Senator LEWIS(12.20) —The Opposition is opposed to clause 9 which very substantially expands the operations of the Housing Loans Insurance Corporation. The Corporation, because it is government-backed, is able to operate unfairly in the private sector. I am not questioning that it has been managed efficiently in the past, but it has over $60m in investments. It is not responsible to any shareholders. I imagine that, had it been a public company, by now there would have had to have been a distribution of capital in some way to its shareholders, but because it is a government body it is able to maintain these investments. Certainly it is paying its fair share of taxes; no one is arguing that it is not paying all the outgoings which private enterprise would be required to pay, but it is able to maintain these profits. It has nearly $68m-worth of investments, yet the Government is talking about privatising some things like war service homes and the Belconnen Mall. If this organisation is not worth $100m plus its investments I should be surprised, so we are probably talking about an opportunity for the Government to capitalise about $168m to $170m and then to allow private enterprise to move into the area.

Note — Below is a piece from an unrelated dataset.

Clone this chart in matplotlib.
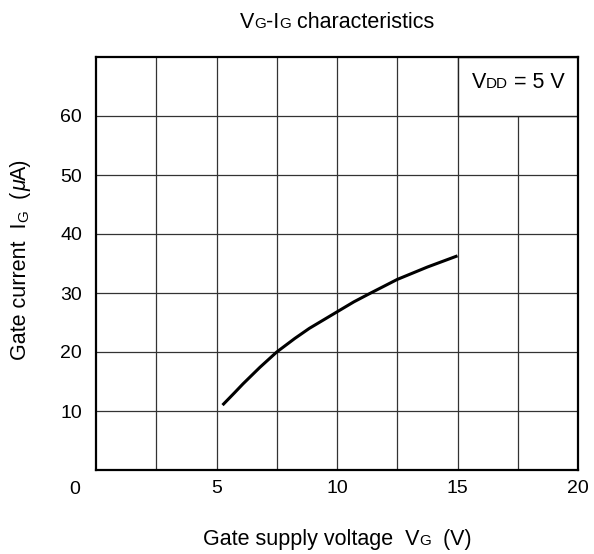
import numpy as np
import matplotlib
matplotlib.use('Agg')
import matplotlib.pyplot as plt
from matplotlib.patches import Rectangle

plt.rcParams['font.family'] = ['Liberation Sans', 'DejaVu Sans']

# curve
vg = [5.25, 5.75, 6.1, 6.8, 7.5, 8.25, 8.85, 10.0, 10.7, 11.4, 12.5, 13.75, 15.0]
ig = [11.0, 13.1, 14.6, 17.4, 20.0, 22.3, 24.0, 26.8, 28.5, 30.0, 32.3, 34.4, 36.3]

x_labels = ['5', '10', '15', '20']
x_label_pos = [5, 10, 15, 20]
y_labels = ['10', '20', '30', '40', '50', '60']
y_label_pos = [10, 20, 30, 40, 50, 60]

BIG = 15.5
SMALL = 11
TICK = 14

W, H = 594, 554
fig = plt.figure(figsize=(W / 100, H / 100), dpi=100)
ax = fig.add_axes([96 / W, 1 - 470 / H, 482 / W, 413 / H])
ax.set_xlim(0, 20)
ax.set_ylim(0, 70)

# grid
for x in np.arange(2.5, 20, 2.5):
    top = 60 if x > 15 else 70
    ax.plot([x, x], [0, top], color='#333333', lw=0.9, zorder=1)
for y in np.arange(10, 70, 10):
    ax.plot([0, 20], [y, y], color='#333333', lw=0.9, zorder=1)

ax.add_patch(Rectangle((15, 60), 5, 10, facecolor='white', edgecolor='#222222', lw=1.0, zorder=2))

ax.plot(vg, ig, color='black', lw=2.2, zorder=3, solid_capstyle='butt', solid_joinstyle='round')

for s in ax.spines.values():
    s.set_linewidth(1.6)
ax.tick_params(length=0, labelsize=TICK)
ax.tick_params(axis='y', pad=10)
ax.tick_params(axis='x', pad=7)
ax.set_xticks(x_label_pos)
ax.set_xticklabels(x_labels)
ax.set_yticks(y_label_pos)
ax.set_yticklabels(y_labels)

fig.text(75 / W, 1 - 489 / H, '0', fontsize=TICK, ha='center', va='center')

fig.canvas.draw()
renderer = fig.canvas.get_renderer()


def run_text(pieces, center, y0, rotated=False):
    # pieces: list of (string, size, style); center/y0 in pixels from top-left
    texts = []
    for s, size, style in pieces:
        if rotated:
            t = fig.text(y0 / W, 0.5, s, fontsize=size, style=style,
                         rotation=90, ha='right', va='bottom')
        else:
            t = fig.text(0.5, 1 - y0 / H, s, fontsize=size, style=style,
                         ha='left', va='baseline')
        texts.append(t)
    sizes = []
    for t in texts:
        ext = t.get_window_extent(renderer)
        sizes.append(ext.height if rotated else ext.width)
    total = sum(sizes)
    if rotated:
        pos = center + total / 2
        for t, d in zip(texts, sizes):
            t.set_y(1 - pos / H)
            pos -= d
    else:
        pos = center - total / 2
        for t, d in zip(texts, sizes):
            t.set_x(pos / W)
            pos += d


run_text([('V', BIG, 'normal'), ('G', SMALL, 'normal'), ('-I', BIG, 'normal'),
          ('G', SMALL, 'normal'), (' characteristics', BIG, 'normal')], 337, 28)
run_text([('Gate supply voltage  V', BIG, 'normal'), ('G', SMALL, 'normal'),
          ('  (V)', BIG, 'normal')], 337, 545)
run_text([('V', BIG, 'normal'), ('DD', SMALL, 'normal'), (' = 5 V', BIG, 'normal')], 518, 88)
run_text([('Gate current  I', BIG, 'normal'), ('G', SMALL, 'normal'), ('  (', BIG, 'normal'),
          ('\u03bc', BIG, 'italic'), ('A)', BIG, 'normal')], 259, 31, rotated=True)

fig.savefig('out.png', dpi=100)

It may very well be that the building societies support this extension, but that is because, as a result of this housing loans insurance organisation being in existence as a government-backed body, the premiums in housing insurance are artificially depressed. I know that some people say: 'That is a good thing. It is keeping down the premiums'. I can imagine hearing Senator Haines say: 'Yes, what a marvellous thing to keep down the premiums'. I see that Senator Walsh has come into the chamber. I am sure that he will understand, even if Senator Haines does not, that if, as a result of the Government being involved in private enterprise in this way, premiums are artificially suppressed-in other words, the market forces are not able to flow-something will erupt in some way. It is like trying to squeeze a sausage balloon; the air must be expanded to somewhere. Just precisely where that will be, I do not know; and I do not attempt to make any predictions. I merely say that, as a result of the Government remaining in this area, that squeeze is taking place and the air must escape somewhere. There will be some sort of explosion. Of course, the explosion could well be that private enterprise ends up withdrawing totally from housing loans as such.

It is now proposed that this Government instrumentality be able to expand fourfold in effect and to move into other areas in relation to re-insurance in the private sector. The result of that will again be to involve some sort of artificial depressant in this area. The market forces will not be able to operate. There is no need for this body to move into this area. Re-insurance is taking place within the private sector, and I hope that it expands within the private sector because I see much merit in re-insurance. But I cannot see any merit in 1985 in this body now moving into that area.

Finally, this clause which we are opposing contains a provision which will enable the Government to make a direction to the Housing Loans Insurance Corporation as to the nature and extent of contracts that it is able to enter into in this area. Clearly there is a first step towards the regulation and control of the insurance industry through this Housing Loans Insurance Amendment Bill. The Opposition will certainly be opposing clause 9.